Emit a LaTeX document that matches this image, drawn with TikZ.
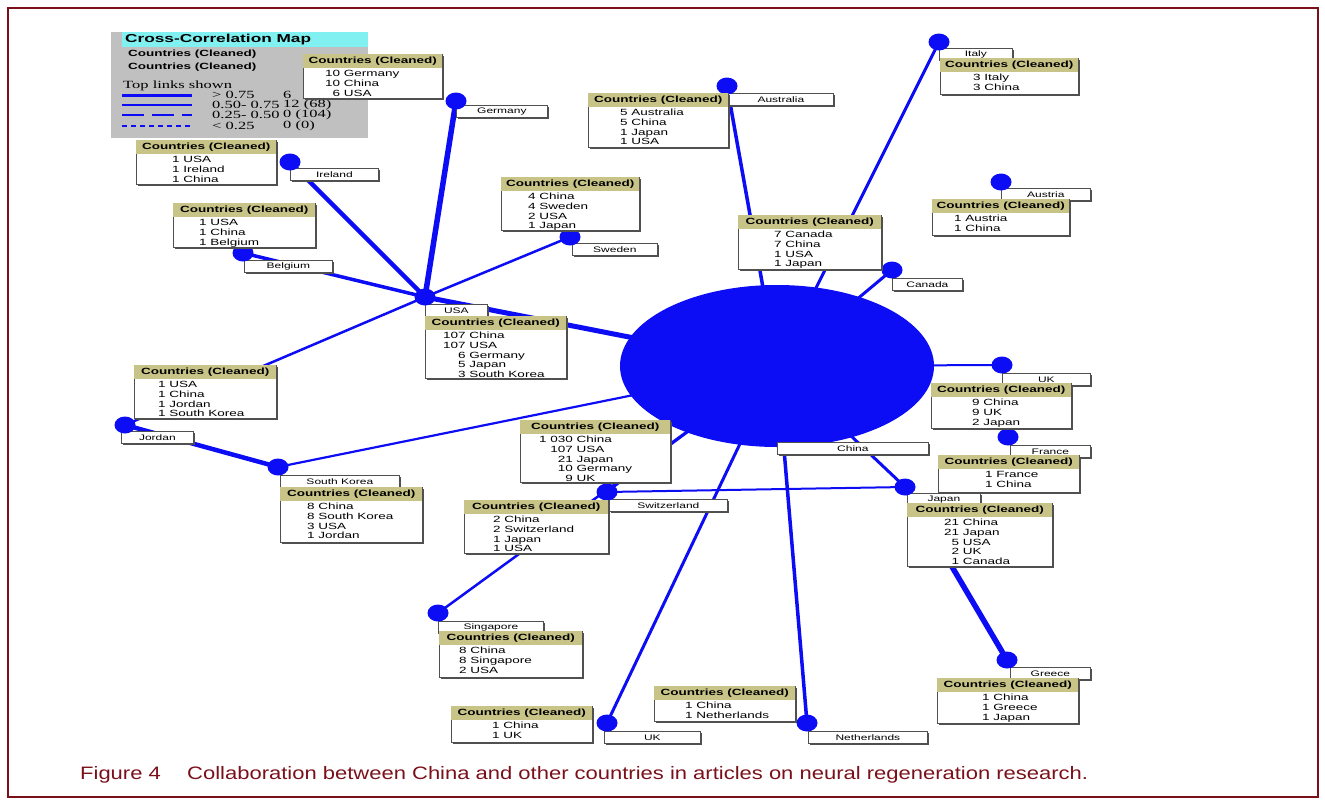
\documentclass[tikz,border=0pt]{standalone}
\usepackage{fontspec}
\usepackage{graphicx}
\setmainfont{Liberation Sans}
\newfontfamily\wf[FakeStretch=1.5]{Liberation Sans}
\newfontfamily\ws[FakeStretch=1.5]{Liberation Serif}
\usetikzlibrary{shapes.geometric,shadows}
\pgfdeclarelayer{edges}
\pgfsetlayers{edges,main}
\definecolor{hdr}{RGB}{200,196,136}
\definecolor{lk}{RGB}{12,12,245}
\definecolor{frm}{RGB}{122,16,26}
\definecolor{cy}{RGB}{128,240,240}
\definecolor{lg}{RGB}{192,192,192}
\definecolor{bx}{RGB}{80,80,80}
\tikzset{
 shd/.style={drop shadow={shadow xshift=1.3pt,shadow yshift=-1.3pt,fill=bx,opacity=1}},
 bframe/.style={draw=bx, line width=0.7pt, fill=white, anchor=north west, inner sep=0pt, shd},
 lblbox/.style={bframe, minimum height=12pt, font=\wf\fontsize{8}{9}\selectfont},
 hdrtxt/.style={inner sep=0pt, font=\wf\bfseries\fontsize{9}{10}\selectfont},
 bodytxt/.style={inner sep=0pt, anchor=north west, font=\wf\fontsize{9}{9.6}\selectfont},
 ndot/.style={ellipse, fill=lk, minimum width=21pt, minimum height=17pt, inner sep=0pt},
 lnk/.style={draw=lk, line width=#1},
 legtxt/.style={anchor=west, inner sep=0pt, font=\ws\fontsize{11}{12}\selectfont},
}
\newcommand\dbox[7]{%
  \node[bframe, minimum width=#4pt, minimum height=#5pt] (#1) at (#2,#3) {};
  \fill[hdr] ([shift={(0.35pt,-0.35pt)}]#1.north west) rectangle ([shift={(-0.35pt,-14pt)}]#1.north east);
  \node[hdrtxt] (#1h) at ([yshift=-7.2pt]#1.north) {Countries (Cleaned)};
  \node[bodytxt] (#1b) at ([shift={(#6pt,-16pt)}]#1.north west) {\begin{tabular}{@{}r@{\ }l@{}}#7\end{tabular}};
}
\begin{document}
\begin{tikzpicture}[x=1pt,y=-1pt]
\useasboundingbox (0,0) rectangle (1325,803);
\draw[frm, line width=1.4pt] (8,8) rectangle (1318,797);

% legend
\node[fill=lg, anchor=north west, minimum width=257pt, minimum height=106pt, inner sep=0pt] (leg) at (111,32) {};
\node[fill=cy, anchor=north west, minimum width=246pt, minimum height=15pt, inner sep=0pt] (legbar) at (122,32) {};
\node[anchor=west, inner sep=0pt, font=\wf\bfseries\fontsize{11.5}{12}\selectfont] (legt) at (125,40) {Cross-Correlation Map};
\node[hdrtxt, anchor=west] (legc1) at (128,54) {Countries (Cleaned)};
\node[hdrtxt, anchor=west] (legc2) at (128,67) {Countries (Cleaned)};
\node[legtxt] (legtop) at (123,86) {Top links shown};
\draw[lk, line width=3pt] (122,95) -- (192,95);
\draw[lk, line width=1.5pt] (122,105) -- (192,105);
\draw[lk, line width=1.5pt, dash pattern=on 22pt off 8pt] (122,115) -- (192,115);
\draw[lk, line width=1.2pt, dash pattern=on 5pt off 4pt] (122,126) -- (192,126);
\node[legtxt] (th1) at (212,95) {> 0.75};
\node[legtxt] (th2) at (212,105) {0.50- 0.75};
\node[legtxt] (th3) at (212,115) {0.25- 0.50};
\node[legtxt] (th4) at (212,126) {< 0.25};
\node[legtxt] (ct1) at (283,95) {6};
\node[legtxt] (ct2) at (283,105) {12 (68)};
\node[legtxt] (ct3) at (283,115) {0 (104)};
\node[legtxt] (ct4) at (283,126) {0 (0)};

% central node
\node[ellipse, fill=lk, minimum width=314pt, minimum height=162pt, inner sep=0pt] (china) at (777,366) {};

% labels
\node[lblbox, minimum width=91pt] (lGer) at (456,105) {Germany};
\node[lblbox, minimum width=88pt] (lIre) at (290,168) {Ireland};
\node[lblbox, minimum width=88pt] (lBel) at (244,260) {Belgium};
\node[lblbox, minimum width=85pt] (lSwe) at (572,243) {Sweden};
\node[lblbox, minimum width=62pt] (lUSA) at (425,304) {USA};
\node[lblbox, minimum width=72pt] (lJor) at (121,431) {Jordan};
\node[lblbox, minimum width=119pt] (lSK) at (280,475) {South Korea};
\node[lblbox, minimum width=118pt] (lSwi) at (609,499) {Switzerland};
\node[lblbox, minimum width=105pt] (lSin) at (438,621) {Singapore};
\node[lblbox, minimum width=96pt] (lUKb) at (604,731) {UK};
\node[lblbox, minimum width=119pt] (lNet) at (808,731) {Netherlands};
\node[lblbox, minimum width=80pt] (lGre) at (1010,667) {Greece};
\node[lblbox, minimum width=73pt] (lJap) at (907,493) {Japan};
\node[lblbox, minimum width=80pt] (lFra) at (1010,445) {France};
\node[lblbox, minimum width=88pt] (lUKr) at (1002,373) {UK};
\node[lblbox, minimum width=70pt] (lCan) at (892,278) {Canada};
\node[lblbox, minimum width=89pt] (lAut) at (1001,188) {Austria};
\node[lblbox, minimum width=73pt] (lIta) at (939,48) {Italy};
\node[lblbox, minimum width=105pt] (lAus) at (728,93) {Australia};
\node[lblbox, minimum width=151pt] (lChi) at (777,442) {China};

% dots
\node[ndot] (nGer) at (456,101) {};
\node[ndot] (nIre) at (290,162) {};
\node[ndot] (nBel) at (243,253) {};
\node[ndot] (nSwe) at (570,237) {};
\node[ndot] (nUSA) at (425,297) {};
\node[ndot] (nJor) at (125,425) {};
\node[ndot] (nSK) at (278,467) {};
\node[ndot] (nSwi) at (607,492) {};
\node[ndot] (nSin) at (438,613) {};
\node[ndot] (nUKb) at (607,723) {};
\node[ndot] (nNet) at (807,723) {};
\node[ndot] (nGre) at (1007,660) {};
\node[ndot] (nJap) at (905,487) {};
\node[ndot] (nFra) at (1008,437) {};
\node[ndot] (nUKr) at (1002,365) {};
\node[ndot] (nCan) at (892,270) {};
\node[ndot] (nAut) at (1001,182) {};
\node[ndot] (nIta) at (939,42) {};
\node[ndot] (nAus) at (727,86) {};

% data boxes
\dbox{dGer}{303}{54}{139}{44}{22}{10&Germany\\10&China\\6&USA}
\dbox{dIre}{136}{140}{140}{44}{36}{1&USA\\1&Ireland\\1&China}
\dbox{dBel}{173}{203}{142}{44}{26}{1&USA\\1&China\\1&Belgium}
\dbox{dSwe}{501}{177}{138}{53}{27}{4&China\\4&Sweden\\2&USA\\1&Japan}
\dbox{dUSA}{425}{316}{141}{62}{18}{107&China\\107&USA\\6&Germany\\5&Japan\\3&South Korea}
\dbox{dJor}{134}{365}{142}{53}{24}{1&USA\\1&China\\1&Jordan\\1&South Korea}
\dbox{dSK}{280}{487}{142}{55}{27}{8&China\\8&South Korea\\3&USA\\1&Jordan}
\dbox{dSwi}{464}{500}{144}{53}{29}{2&China\\2&Switzerland\\1&Japan\\1&USA}
\dbox{dSin}{439}{631}{143}{46}{20}{8&China\\8&Singapore\\2&USA}
\dbox{dUKb}{451}{706}{141}{36}{41}{1&China\\1&UK}
\dbox{dNet}{654}{686}{141}{35}{31}{1&China\\1&Netherlands}
\dbox{dGre}{937}{678}{141}{45}{45}{1&China\\1&Greece\\1&Japan}
\dbox{dJap}{907}{503}{145}{63}{37}{21&China\\21&Japan\\5&USA\\2&UK\\1&Canada}
\dbox{dFra}{938}{455}{141}{37}{47}{1&France\\1&China}
\dbox{dUKr}{931}{383}{140}{45}{41}{9&China\\9&UK\\2&Japan}
\dbox{dCan}{738}{215}{143}{54}{36}{7&Canada\\7&China\\1&USA\\1&Japan}
\dbox{dAut}{932}{199}{137}{36}{22}{1&Austria\\1&China}
\dbox{dIta}{940}{58}{138}{36}{33}{3&Italy\\3&China}
\dbox{dAus}{588}{93}{140}{54}{32}{5&Australia\\5&China\\1&Japan\\1&USA}
\dbox{dChi}{520}{420}{150}{62}{19}{1 030&China\\107&USA\\21&Japan\\10&Germany\\9&UK}

% connectors (under everything)
\begin{pgfonlayer}{edges}
\draw[lnk=5.5pt] (nGer.center) -- (nUSA.center);
\draw[lnk=4.5pt] (nIre.center) -- (nUSA.center);
\draw[lnk=3.5pt] (nBel.center) -- (nUSA.center);
\draw[lnk=2.5pt] (nSwe.center) -- (nUSA.center);
\draw[lnk=2.5pt] (nUSA.center) -- (nJor.center);
\draw[lnk=5pt] (nUSA.center) -- (china.center);
\draw[lnk=4.5pt] (nJor.center) -- (nSK.center);
\draw[lnk=2.2pt] (nSK.center) -- (china.center);
\draw[lnk=2pt] (nSwi.center) -- (china.center);
\draw[lnk=2pt] (nSwi.center) -- (nJap.center);
\draw[lnk=2.5pt] (nSin.center) -- (china.center);
\draw[lnk=3pt] (nUKb.center) -- (china.center);
\draw[lnk=3.5pt] (nNet.center) -- (china.center);
\draw[lnk=5.5pt] (nGre.center) -- (nJap.center);
\draw[lnk=3pt] (nJap.center) -- (china.center);
\draw[lnk=3pt] (nCan.center) -- (china.center);
\draw[lnk=3.5pt] (nAus.center) -- (china.center);
\draw[lnk=3pt] (nIta.center) -- (china.center);
\draw[lnk=2pt] (nUKr.center) -- (china.center);
\end{pgfonlayer}

% caption
\node[anchor=base west, text=frm, inner sep=0pt] (cap) at (80,779) {\resizebox{1008pt}{\height}{\fontsize{18}{20}\selectfont Figure 4\hspace{1.2em}Collaboration between China and other countries in articles on neural regeneration research.}};
\end{tikzpicture}
\end{document}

__________________________________________________

## Problem
Please quote the lines of the material, beginning with the first and ending with the one that contains "(8,8) rectangle (1318,797);", exactly as written and without any pictures.

## The response
Emit a LaTeX document that matches this image, drawn with TikZ.
\documentclass[tikz,border=0pt]{standalone}
\usepackage{fontspec}
\usepackage{graphicx}
\setmainfont{Liberation Sans}
\newfontfamily\wf[FakeStretch=1.5]{Liberation Sans}
\newfontfamily\ws[FakeStretch=1.5]{Liberation Serif}
\usetikzlibrary{shapes.geometric,shadows}
\pgfdeclarelayer{edges}
\pgfsetlayers{edges,main}
\definecolor{hdr}{RGB}{200,196,136}
\definecolor{lk}{RGB}{12,12,245}
\definecolor{frm}{RGB}{122,16,26}
\definecolor{cy}{RGB}{128,240,240}
\definecolor{lg}{RGB}{192,192,192}
\definecolor{bx}{RGB}{80,80,80}
\tikzset{
 shd/.style={drop shadow={shadow xshift=1.3pt,shadow yshift=-1.3pt,fill=bx,opacity=1}},
 bframe/.style={draw=bx, line width=0.7pt, fill=white, anchor=north west, inner sep=0pt, shd},
 lblbox/.style={bframe, minimum height=12pt, font=\wf\fontsize{8}{9}\selectfont},
 hdrtxt/.style={inner sep=0pt, font=\wf\bfseries\fontsize{9}{10}\selectfont},
 bodytxt/.style={inner sep=0pt, anchor=north west, font=\wf\fontsize{9}{9.6}\selectfont},
 ndot/.style={ellipse, fill=lk, minimum width=21pt, minimum height=17pt, inner sep=0pt},
 lnk/.style={draw=lk, line width=#1},
 legtxt/.style={anchor=west, inner sep=0pt, font=\ws\fontsize{11}{12}\selectfont},
}
\newcommand\dbox[7]{%
  \node[bframe, minimum width=#4pt, minimum height=#5pt] (#1) at (#2,#3) {};
  \fill[hdr] ([shift={(0.35pt,-0.35pt)}]#1.north west) rectangle ([shift={(-0.35pt,-14pt)}]#1.north east);
  \node[hdrtxt] (#1h) at ([yshift=-7.2pt]#1.north) {Countries (Cleaned)};
  \node[bodytxt] (#1b) at ([shift={(#6pt,-16pt)}]#1.north west) {\begin{tabular}{@{}r@{\ }l@{}}#7\end{tabular}};
}
\begin{document}
\begin{tikzpicture}[x=1pt,y=-1pt]
\useasboundingbox (0,0) rectangle (1325,803);
\draw[frm, line width=1.4pt] (8,8) rectangle (1318,797);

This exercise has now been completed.